TO DO.
Return the material exactly, first line through the line containing "import matplotlib.transforms as mtrans", and nothing more. Pictures stay out.
=-=-=
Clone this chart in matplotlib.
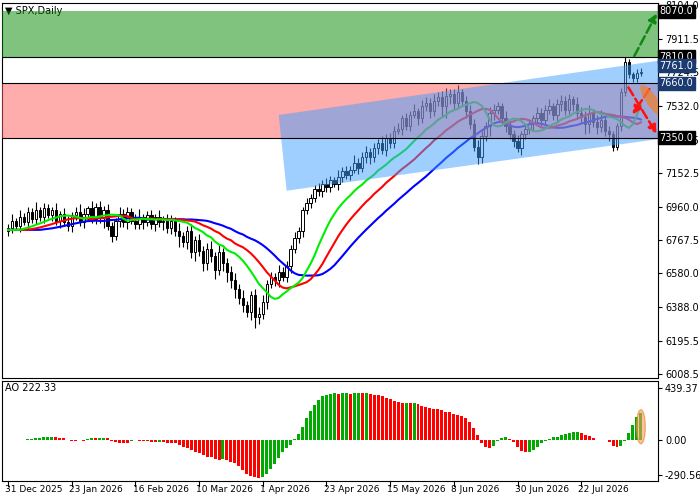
import numpy as np
import pandas as pd
import matplotlib
matplotlib.use("Agg")
import matplotlib.pyplot as plt
from matplotlib.patches import Rectangle, Polygon, Ellipse
import matplotlib.transforms as mtrans

closes = [6840, 6880, 6850, 6900, 6870, 6930, 6890, 6940, 6900,
          6950, 6910, 6940, 6880, 6920, 6870, 6850, 6910, 6930,
          6870, 6920, 6950, 6890, 6960, 6900, 6940, 6850, 6790, 6880,
          6920, 6870, 6930, 6880, 6860, 6900, 6870, 6910, 6860, 6900, 6870,
          6880, 6840, 6880, 6820, 6790, 6760, 6820, 6700, 6770, 6710, 6640, 6720, 6680,
          6600, 6700, 6640, 6590, 6540, 6490, 6440, 6400,
          6360, 6460, 6330, 6350, 6420, 6520, 6560, 6540, 6590, 6560, 6620, 6720, 6780, 6820, 6940, 6980, 7010,
          7060, 7050, 7090, 7070, 7110, 7090, 7130, 7160, 7140, 7170,
          7210, 7180, 7240, 7270, 7240, 7290, 7320, 7280, 7350, 7320,
          7390, 7400, 7460, 7420, 7480, 7500, 7460, 7530, 7550, 7500,
          7560, 7580, 7530, 7590, 7600, 7550, 7610, 7560,
          7500, 7430, 7300, 7240, 7360, 7420, 7490,
          7510, 7530, 7460, 7420, 7370, 7330, 7290, 7370, 7400, 7430,
          7460, 7490, 7450, 7510, 7530, 7480, 7540, 7560, 7510, 7570,
          7540, 7490, 7470, 7430, 7490, 7440, 7410, 7450, 7390, 7370, 7300,
          7420, 7610, 7780, 7710, 7690, 7720, 7724.5]
wick_up = [20, 35, 15, 40, 25, 30, 20, 45, 15, 30, 25, 20, 40, 15, 30, 35, 20, 25, 45, 30,
           15, 40, 20, 30, 25, 35, 20, 15, 40, 25, 30, 20, 35, 45, 15, 25, 30, 20, 40, 25,
           35, 30, 20, 45, 25, 30, 40, 20, 35, 25, 30, 45, 20, 40, 25, 30, 35, 40, 30, 45,
           25, 20, 30, 40, 35, 25, 30, 20, 40, 25, 30, 20, 35, 25, 15, 30, 20, 25, 35, 20,
           30, 25, 20, 35, 25, 30, 20, 40, 25, 30, 35, 20, 30, 25, 40, 20, 30, 25, 35, 20,
           30, 25, 40, 20, 35, 30, 25, 40, 30, 35, 45, 30, 25, 40, 20, 30, 35, 25, 40, 30,
           20, 35, 30, 25, 20, 40, 30, 25, 35, 20, 30, 25, 20, 35, 30, 25, 40, 20, 30, 35,
           25, 30, 20, 40, 35, 30, 45, 25, 40, 60, 30, 25, 20, 15, 25, 30, 20, 15]
wick_dn = [25, 30, 20, 35, 15, 40, 25, 30, 20, 35, 15, 30, 25, 40, 20, 30, 35, 25, 20, 30,
           40, 25, 30, 35, 60, 25, 30, 20, 35, 25, 40, 20, 30, 25, 35, 20, 30, 40, 25, 45,
           30, 35, 25, 60, 30, 40, 35, 50, 30, 45, 40, 35, 50, 30, 45, 60, 40, 50, 35, 40,
           30, 45, 60, 35, 30, 40, 25, 30, 35, 25, 30, 40, 25, 30, 35, 20, 30, 25, 30, 35,
           25, 30, 20, 35, 30, 25, 30, 20, 35, 25, 30, 40, 25, 30, 20, 35, 25, 30, 20, 35,
           25, 30, 20, 35, 25, 30, 40, 25, 30, 60, 70, 50, 40, 30, 25, 35, 30, 25, 40, 35,
           30, 60, 40, 25, 30, 35, 25, 30, 20, 35, 25, 30, 40, 25, 30, 35, 25, 30, 40, 35,
           30, 25, 40, 35, 30, 60, 50, 30, 40, 25, 30, 35, 25, 20, 30, 25, 20, 20]
first_open = 6820
date_labels = ["31 Dec 2025", "23 Jan 2026", "16 Feb 2026", "10 Mar 2026", "1 Apr 2026",
               "23 Apr 2026", "15 May 2026", "8 Jun 2026", "30 Jun 2026", "22 Jul 2026"]
date_idx = [0, 16, 32, 48, 64, 80, 96, 112, 128, 144]
price_ticks = [8104.0, 7911.5, 7724.5, 7532.0, 7339.5, 7152.5, 6960.0, 6767.5, 6580.0, 6388.0, 6195.5, 6008.5]
zone_green = (7810.0, 8070.0)
zone_red = (7350.0, 7660.0)
level_labels_black = [8070.0, 7810.0, 7350.0]
level_labels_blue = [7761.0, 7660.0]
channel_upper = [(68, 7480), (164, 7790)]
channel_lower = [(70, 7050), (164, 7345)]
ao_ticks = [439.37, 0.0, -290.56]
ao_title = "AO 222.33"

n = len(closes)
wick_up = (wick_up + [20] * n)[:n]
wick_dn = (wick_dn + [20] * n)[:n]
c = np.array(closes, float)
o = np.concatenate([[first_open], c[:-1]])
h = np.maximum(o, c) + np.array(wick_up)
l = np.minimum(o, c) - np.array(wick_dn)
x = np.arange(n)
med = pd.Series((h + l) / 2)

jaw = med.ewm(alpha=1 / 13, adjust=False).mean().shift(8).bfill()
teeth = med.ewm(alpha=1 / 8, adjust=False).mean().shift(5).bfill()
lips = med.ewm(alpha=1 / 5, adjust=False).mean().shift(3).bfill()
ao = (med.rolling(5, min_periods=1).mean() - med.rolling(34, min_periods=1).mean()).values

plt.rcParams['font.family'] = ['DejaVu Sans']
fig = plt.figure(figsize=(7, 5), dpi=100)
ax = fig.add_axes([0.003, 0.244, 0.937, 0.75])
ax2 = fig.add_axes([0.003, 0.038, 0.937, 0.2])
XMIN, XMAX = -1.5, 163.3
for a in (ax, ax2):
    a.set_xlim(XMIN, XMAX)
    a.yaxis.tick_right()
    a.tick_params(axis='y', labelsize=7, length=3, pad=2)
    a.tick_params(axis='x', length=0)
    a.set_xticks([])
    for sp in a.spines.values():
        sp.set_linewidth(0.8)

ax.set_ylim(5986, 8116)
ax.set_yticks(price_ticks)
ax.set_yticklabels([f"{v:.1f}" for v in price_ticks])

for i in x:
    ax.vlines(i, l[i], h[i], color='black', lw=0.8, zorder=2)
    up = c[i] >= o[i]
    bot = min(o[i], c[i]); ht = max(abs(c[i] - o[i]), 2)
    ax.add_patch(Rectangle((i - 0.3, bot), 0.6, ht, facecolor='white' if up else 'black',
                           edgecolor='black', lw=0.7, zorder=3))
ax.plot(x, jaw, color='#0000ff', lw=1.5, zorder=4)
ax.plot(x, teeth, color='#ff0000', lw=1.5, zorder=4)
ax.plot(x, lips, color='#00ee00', lw=1.5, zorder=4)

ax.axhspan(*zone_green, color='#008800', alpha=0.5, lw=0, zorder=5)
ax.axhspan(*zone_red, color='#ff5a5a', alpha=0.5, lw=0, zorder=5)
for v in (zone_green[0], zone_red[1], zone_red[0]):
    ax.axhline(v, color='black', lw=0.8, zorder=6)
ax.add_patch(Polygon([channel_upper[0], channel_upper[1], channel_lower[1], channel_lower[0]],
                     closed=True, facecolor='#40a0ff', alpha=0.5, lw=0, zorder=5))

ap = dict(arrowstyle='-|>', lw=1.8, ls='--', mutation_scale=12)
ax.annotate('', xy=(163.3, 8070), xytext=(157, 7800), arrowprops=dict(ap, color='#118811'), zorder=7)
ax.annotate('', xy=(163.3, 7360), xytext=(155.5, 7650), arrowprops=dict(ap, color='#ff1111'), zorder=7)
ax.annotate('', xy=(156.5, 7470), xytext=(161.5, 7640), arrowprops=dict(ap, color='#ff1111'), zorder=7)
tr = fig.dpi_scale_trans + mtrans.ScaledTranslation(161.8, 7560, ax.transData)
ax.add_patch(Ellipse((0, 0), 0.11, 0.38, angle=35, transform=tr, facecolor='#f08030', alpha=0.75, lw=0, zorder=7))

for v in level_labels_black:
    ax.text(1.002, v, f"{v:.1f}", transform=ax.get_yaxis_transform(), fontsize=7, color='white',
            va='center', ha='left', bbox=dict(boxstyle='square,pad=0.15', fc='black', ec='black'), zorder=10)
for v in level_labels_blue:
    ax.text(1.002, v, f"{v:.1f}", transform=ax.get_yaxis_transform(), fontsize=7, color='white',
            va='center', ha='left', bbox=dict(boxstyle='square,pad=0.15', fc='#1a3a70', ec='#1a3a70'), zorder=10)

ax.text(0.004, 0.993, "\u25BC SPX,Daily", transform=ax.transAxes, fontsize=7, va='top', ha='left')

ao_cols = ['#00aa00' if (i > 0 and ao[i] >= ao[i - 1]) else '#ff0000' for i in x]
ax2.bar(x, ao, width=0.75, color=ao_cols, zorder=2)
ax2.set_ylim(-345, 500)
ax2.set_yticks(ao_ticks)
ax2.set_yticklabels([f"{v:.2f}" for v in ao_ticks])
ax2.text(0.004, 0.98, ao_title, transform=ax2.transAxes, fontsize=7, va='top', ha='left')
ax2.add_patch(Ellipse((n - 1, ao[-1] / 2), 2.2, abs(ao[-1]) + 60, facecolor='#f5a060', alpha=0.6,
                      edgecolor='#f08030', lw=1, zorder=3))
for i, lab in zip(date_idx, date_labels):
    fig.text(0.003 + 0.937 * (i - XMIN) / (XMAX - XMIN) - 0.004, 0.022, lab, fontsize=6.5, ha='left', va='center')
    ax2.axvline(i, ymin=-0.05, ymax=0, color='black', lw=0.8, clip_on=False)

fig.savefig("out.png", dpi=100)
=-=-=
THE OUTPUT.
Clone this chart in matplotlib.
import numpy as np
import pandas as pd
import matplotlib
matplotlib.use("Agg")
import matplotlib.pyplot as plt
from matplotlib.patches import Rectangle, Polygon, Ellipse
import matplotlib.transforms as mtrans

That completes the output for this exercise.